While she is credited with shepherding the supervisor creditably through its first five years, her successor will have much to do to build the standing of a young institution whose reputation has been marred by squabbles with eurozone member states.
As well as grappling with cross-border regulation after Brexit, the successful candidate will have to deal with legacies of the eurozone crisis — particularly in Italy, one of the region’s biggest banking markets, where sour loans remain a problem and the SSM’s image has been tarnished by clashes with Rome.
In deciding who should take on those challenges, the central bankers and EU lawmakers in charge of the appointment know nationality will be a factor, as it is with many senior EU positions. Several candidates could leave the race if governments decide political capital would be better spent on securing other senior jobs — not least the ECB presidency when Mario Draghi’s term ends next year.
Ms Nouy has sought to level the playing field by imposing the same standards on banks around the region. But with member states often arguing that the SSM ignores the quirks of each country’s banking systems, harmonisation remains a work in progress.
Perhaps nowhere has its stance been so fiercely criticised as in Italy, where senior banking executives have declared Ms Nouy “biased”, “a technocrat with no understanding of banking” and even “mad” because of the SSM’s focus on the country’s bad loans.
“The SSM’s reputation is mixed in the sense that they are seen as not recognising how banking works and want to reverse-engineer a certain result without thinking of how that is going to affect a bank’s ability to make money in the longer term,” said Marco Mazzucchelli, a senior European banker who was a member of a European Commission group charged with suggesting structural reform of the eurozone banking system in the wake of the crisis.

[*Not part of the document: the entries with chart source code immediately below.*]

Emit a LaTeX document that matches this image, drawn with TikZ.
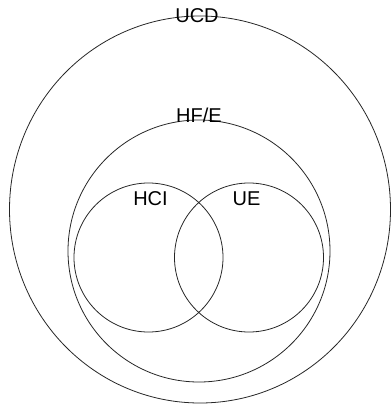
\documentclass[tikz,border=0pt]{standalone}
\usepackage{fontspec}
\setmainfont{Liberation Sans}
\begin{document}
\begin{tikzpicture}[x=1pt, y=-1pt,
    ring/.style={draw=black!85, line width=0.8pt},
    lbl/.style={inner sep=0pt, font=\fontsize{20}{24}\selectfont}]

  \useasboundingbox (0,0) rectangle (391,407);

   %circles:
  \draw[ring] (200,209.5) ellipse [x radius=190.5, y radius=193.5];
  \draw[ring] (199,251) circle [radius=131];
  \draw[ring] (148.5,257.5) circle [radius=74.5];
  \draw[ring] (249,257.5) circle [radius=74.5];

   %labels:
  \node[lbl] (ucd) at (197,16) {UCD};
  \node[lbl] (hfe) at (199,115) {HF/E};
  \node[lbl] (hci) at (150.5,199) {HCI};
  \node[lbl] (ue) at (246.5,199) {UE};
\end{tikzpicture}
\end{document}
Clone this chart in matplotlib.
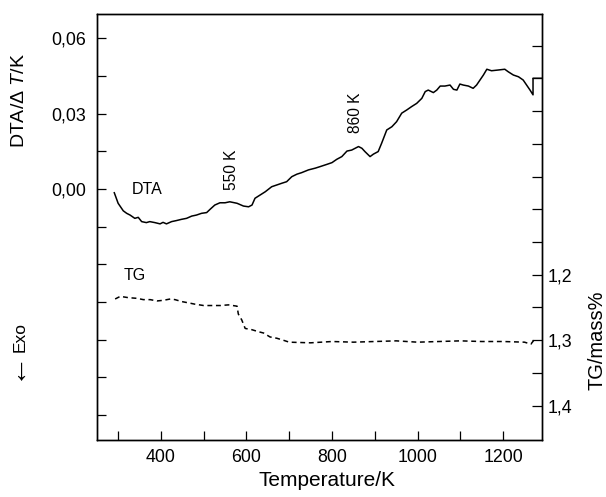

Choosing a successor to Ms Nouy provides an opportunity to please Rome, since two Italians are among the favourites. One is Andrea Enria, chair of the European Banking Authority, the EU-wide institution which conducts periodic stress tests of the region’s financial system. The other is Ignazio Angeloni, already a member of the SSM’s supervisory board, who signalled his appetite for the job this year when he set out his vision for what should come next in a speech in London.